# What needs to be done
Find every line of the listing below where "that" appears, and copy it.

# Collected data
(begin)
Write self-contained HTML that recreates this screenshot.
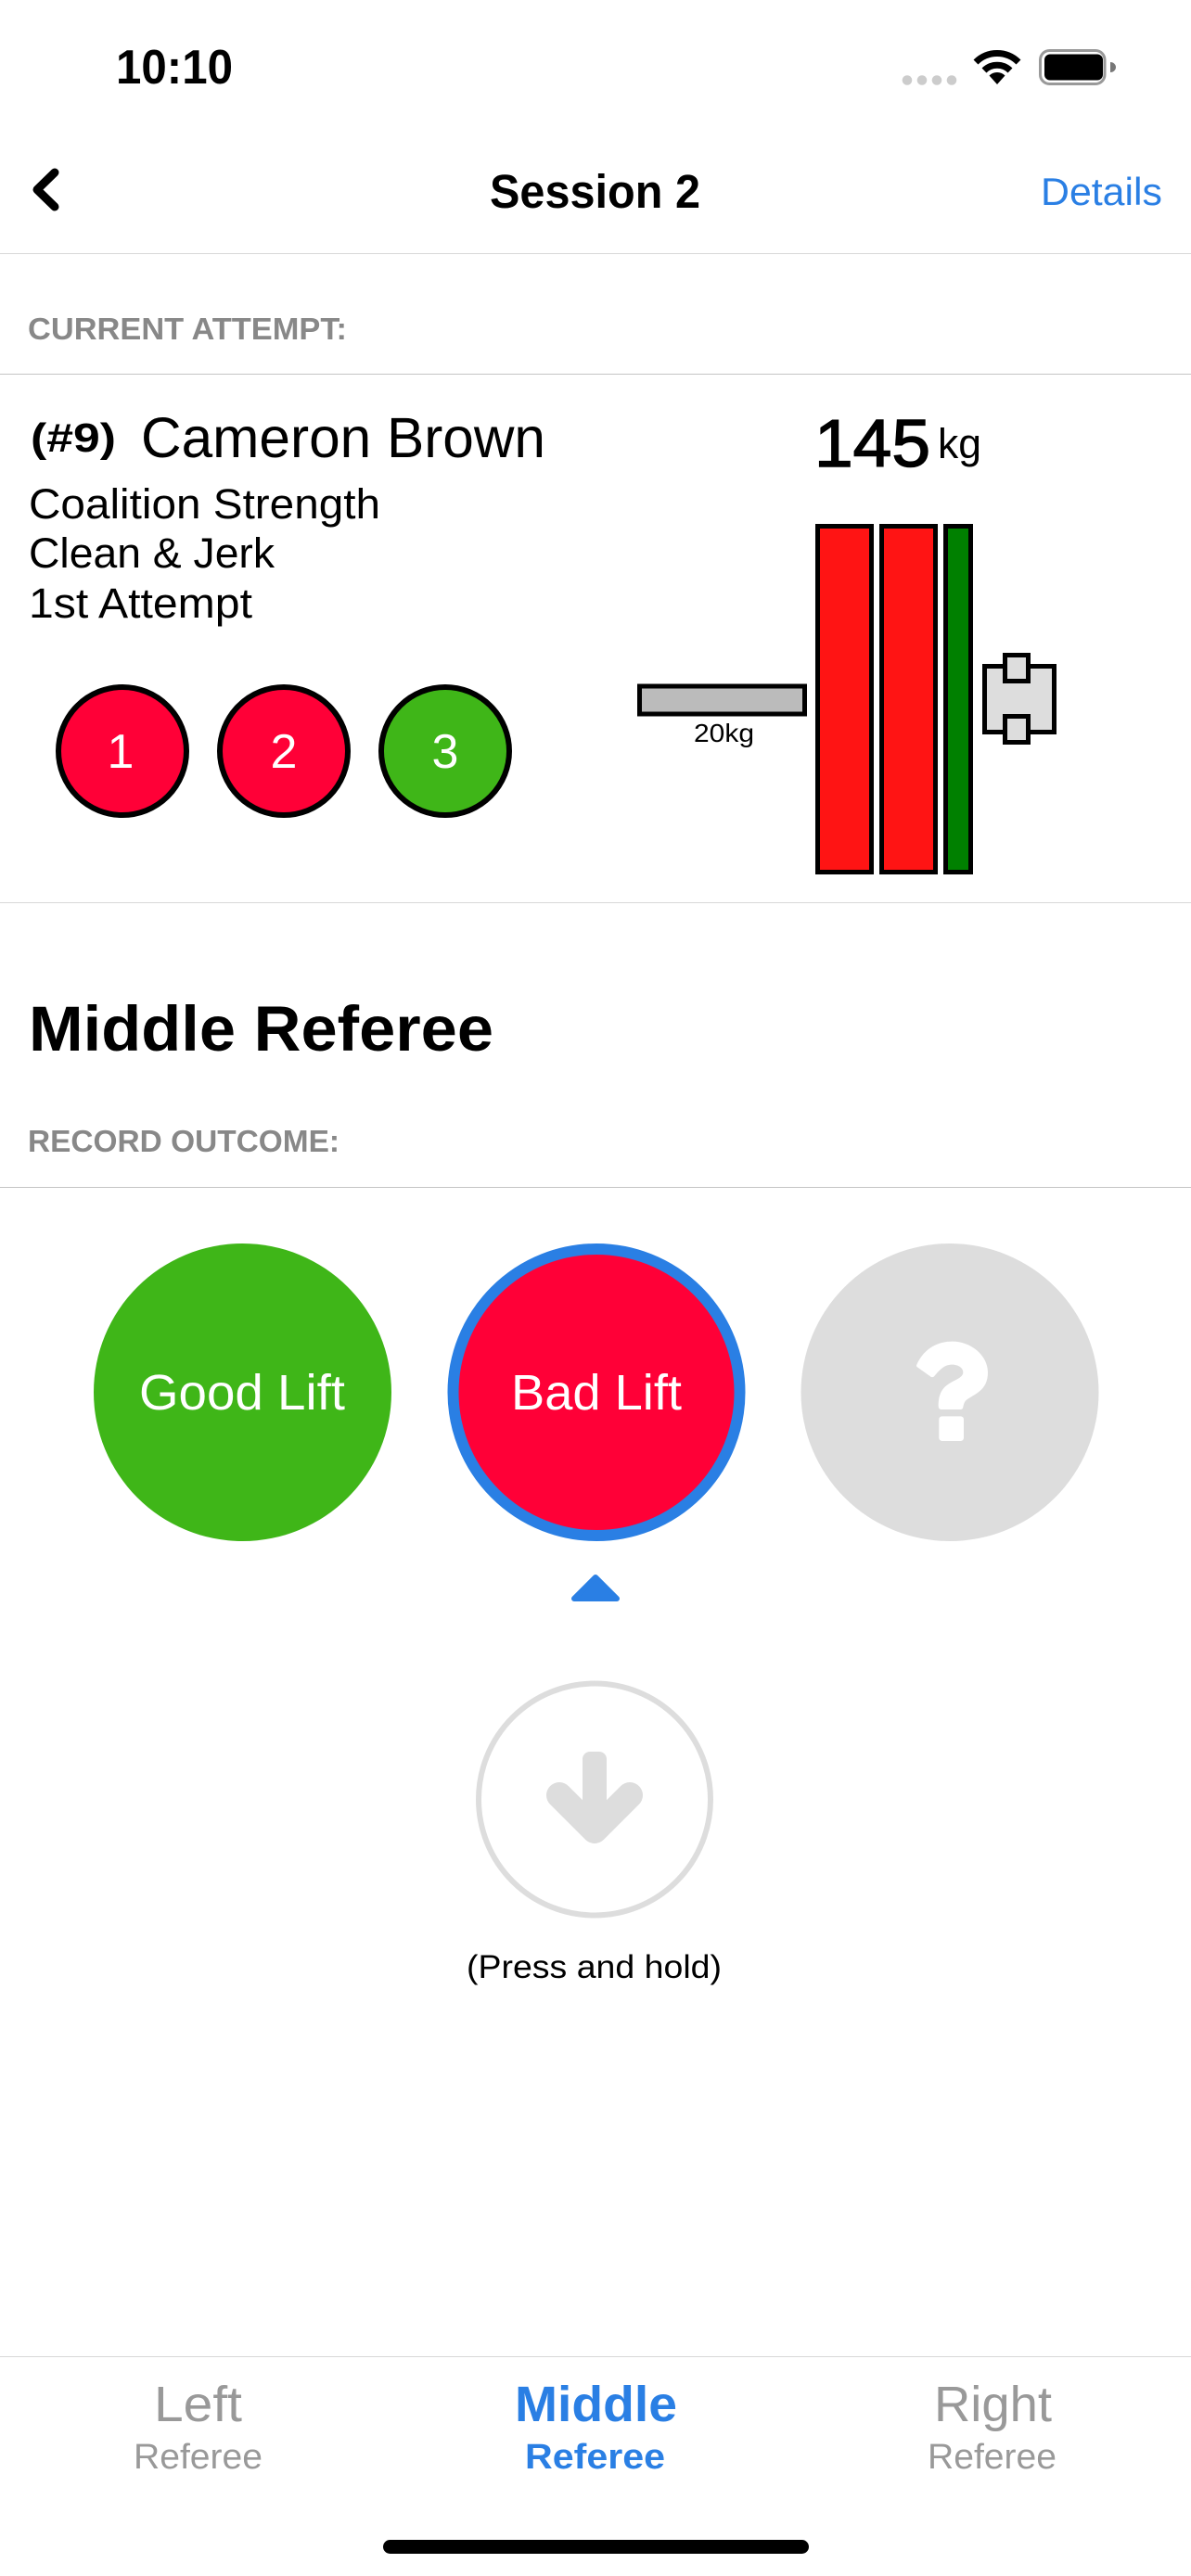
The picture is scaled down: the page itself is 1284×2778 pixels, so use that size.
<!DOCTYPE html>
<html><head><meta charset="utf-8"><title>Middle Referee</title>
<style>
html,body{margin:0;padding:0;background:#fff;width:1284px;height:2778px;overflow:hidden}
svg{display:block}
text{font-family:"Liberation Sans",sans-serif}
</style></head><body>
<svg width="1284" height="2778" viewBox="0 0 1284 2778" xmlns="http://www.w3.org/2000/svg">
<rect width="1284" height="2778" fill="#fff"/>
<!-- status bar -->
<text x="125" y="90" font-size="52" font-weight="700" textLength="126" lengthAdjust="spacingAndGlyphs">10:10</text>
<g fill="#ccc"><circle cx="978" cy="86.500" r="5.300"/><circle cx="994" cy="86.500" r="5.300"/><circle cx="1010" cy="86.500" r="5.300"/><circle cx="1026" cy="86.500" r="5.300"/></g>
<g fill="none" stroke="#000" stroke-width="7"><path d="M1052 67 A32.500 32.500 0 0 1 1098 67"/><path d="M1061 76 A20 20 0 0 1 1089 76"/></g>
<path d="M1075 91 L1066.500 81.500 A12 12 0 0 1 1083.500 81.500 Z" fill="#000"/>
<rect x="1121.500" y="54.500" width="69.500" height="36" rx="10" fill="none" stroke="#999" stroke-width="3"/>
<rect x="1126" y="58.500" width="63" height="28" rx="6" fill="#000"/>
<path d="M1197 67 A6 5.500 0 0 1 1197 78 Z" fill="#777"/>
<!-- nav -->
<path d="M59 186 L40 204.500 L59 223" fill="none" stroke="#000" stroke-width="9" stroke-linecap="round" stroke-linejoin="round"/>
<text x="528" y="224" font-size="51" font-weight="700" textLength="227" lengthAdjust="spacingAndGlyphs">Session 2</text>
<text x="1122" y="221" font-size="42" fill="#2a7fe4" textLength="131" lengthAdjust="spacingAndGlyphs">Details</text>
<rect x="0" y="273" width="1284" height="1" fill="#d8d8d8"/>
<text x="30" y="366" font-size="33" font-weight="700" fill="#888" textLength="344" lengthAdjust="spacingAndGlyphs">CURRENT ATTEMPT:</text>
<rect x="0" y="403" width="1284" height="1" fill="#c4c4c4"/>
<!-- athlete -->
<text x="33" y="487" font-size="44" font-weight="700" textLength="92" lengthAdjust="spacingAndGlyphs">(#9)</text>
<text x="152" y="493" font-size="61" textLength="436" lengthAdjust="spacingAndGlyphs">Cameron Brown</text>
<text x="31" y="559" font-size="45" textLength="379" lengthAdjust="spacingAndGlyphs">Coalition Strength</text>
<text x="31" y="612" font-size="45" textLength="265" lengthAdjust="spacingAndGlyphs">Clean &amp; Jerk</text>
<text x="31" y="666" font-size="45" textLength="241" lengthAdjust="spacingAndGlyphs">1st Attempt</text>
<g stroke="#000" stroke-width="6"><circle cx="132" cy="810" r="69" fill="#ff0037"/><circle cx="306" cy="810" r="69" fill="#ff0037"/><circle cx="480" cy="810" r="69" fill="#3fb618"/></g>
<g font-size="52" fill="#fff" text-anchor="middle"><text x="130" y="828">1</text><text x="306" y="828">2</text><text x="480" y="828">3</text></g>
<!-- weight -->
<text x="878" y="503" font-size="72" stroke="#000" stroke-width="1.500" textLength="125" lengthAdjust="spacingAndGlyphs">145</text>
<text x="1011" y="494" font-size="45" textLength="47" lengthAdjust="spacingAndGlyphs">kg</text>
<!-- barbell -->
<g stroke="#000" stroke-width="5">
<rect x="881.500" y="567.500" width="58" height="373" fill="#ff1414"/>
<rect x="950.500" y="567.500" width="58" height="373" fill="#ff1414"/>
<rect x="1019.500" y="567.500" width="27" height="373" fill="#008000"/>
<rect x="689.500" y="740" width="178" height="30" fill="#bbb"/>
<rect x="1061.500" y="718.500" width="75" height="71" fill="#ddd"/>
<rect x="1083.500" y="706.500" width="25" height="28" fill="#ddd"/>
<rect x="1083.500" y="772.500" width="25" height="28" fill="#ddd"/>
</g>
<text x="748" y="800" font-size="28" textLength="65" lengthAdjust="spacingAndGlyphs">20kg</text>
<rect x="0" y="973" width="1284" height="1" fill="#d8d8d8"/>
<text x="31" y="1133" font-size="69" font-weight="700" textLength="501" lengthAdjust="spacingAndGlyphs">Middle Referee</text>
<text x="30" y="1242" font-size="33" font-weight="700" fill="#888" textLength="336" lengthAdjust="spacingAndGlyphs">RECORD OUTCOME:</text>
<rect x="0" y="1280" width="1284" height="1" fill="#c4c4c4"/>
<!-- outcome buttons -->
<circle cx="261.500" cy="1501.500" r="160.500" fill="#3fb618"/>
<circle cx="643" cy="1501.500" r="154.500" fill="#ff0037" stroke="#2a7fe4" stroke-width="12"/>
<circle cx="1024" cy="1501.500" r="160.500" fill="#ddd"/>
<text x="150" y="1520" font-size="54" fill="#fff" textLength="222" lengthAdjust="spacingAndGlyphs">Good Lift</text>
<text x="551" y="1520" font-size="54" fill="#fff" textLength="184" lengthAdjust="spacingAndGlyphs">Bad Lift</text>
<g transform="translate(970 1430) scale(.33333)" fill="#fff">
<path d="M55 125 C75 80 115 50 170 50 C230 50 285 95 285 150 C285 210 240 220 215 240 C208 246 207 255 205 262 Q204 270 196 270 L135 270 Q125 270 125 258 C125 205 150 190 180 175 C195 168 205 160 205 150 C205 135 188 125 170 125 C145 125 130 140 112 162 C108 167 103 166 99 163 L58 134 Q52 130 55 125 Z"/>
<rect x="127" y="292" width="80" height="80" rx="10"/>
</g>
<path d="M642 1701 L665 1724 L619 1724 Z" fill="#2a7fe4" stroke="#2a7fe4" stroke-width="6" stroke-linejoin="round"/>
<!-- press -->
<circle cx="641" cy="1940.500" r="125" fill="none" stroke="#ddd" stroke-width="6"/>
<rect x="628" y="1889" width="26" height="90" rx="8" fill="#ddd"/>
<path d="M603 1936 L641 1974 L679 1936" fill="none" stroke="#ddd" stroke-width="28" stroke-linecap="round" stroke-linejoin="round"/>
<path d="M641 1981 L625 1965 L657 1965 Z" fill="#ddd" stroke="#ddd" stroke-width="14" stroke-linejoin="round"/>
<text x="503" y="2133" font-size="35" textLength="275" lengthAdjust="spacingAndGlyphs">(Press and hold)</text>
<!-- tabs -->
<rect x="0" y="2541" width="1284" height="1" fill="#d8d8d8"/>
<text x="166" y="2611" font-size="54" fill="#999" textLength="95" lengthAdjust="spacingAndGlyphs">Left</text>
<text x="144" y="2662" font-size="38" fill="#999" textLength="139" lengthAdjust="spacingAndGlyphs">Referee</text>
<text x="555" y="2611" font-size="54" font-weight="700" fill="#2a7fe4" textLength="175" lengthAdjust="spacingAndGlyphs">Middle</text>
<text x="566" y="2662" font-size="38" font-weight="700" fill="#2a7fe4" textLength="151" lengthAdjust="spacingAndGlyphs">Referee</text>
<text x="1007" y="2611" font-size="54" fill="#999" textLength="127" lengthAdjust="spacingAndGlyphs">Right</text>
<text x="1000" y="2662" font-size="38" fill="#999" textLength="139" lengthAdjust="spacingAndGlyphs">Referee</text>
<rect x="413" y="2739" width="459" height="15" rx="7.500" fill="#000"/>
</svg>
</body></html>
(end)
# Exercise response
Write self-contained HTML that recreates this screenshot.
The picture is scaled down: the page itself is 1284×2778 pixels, so use that size.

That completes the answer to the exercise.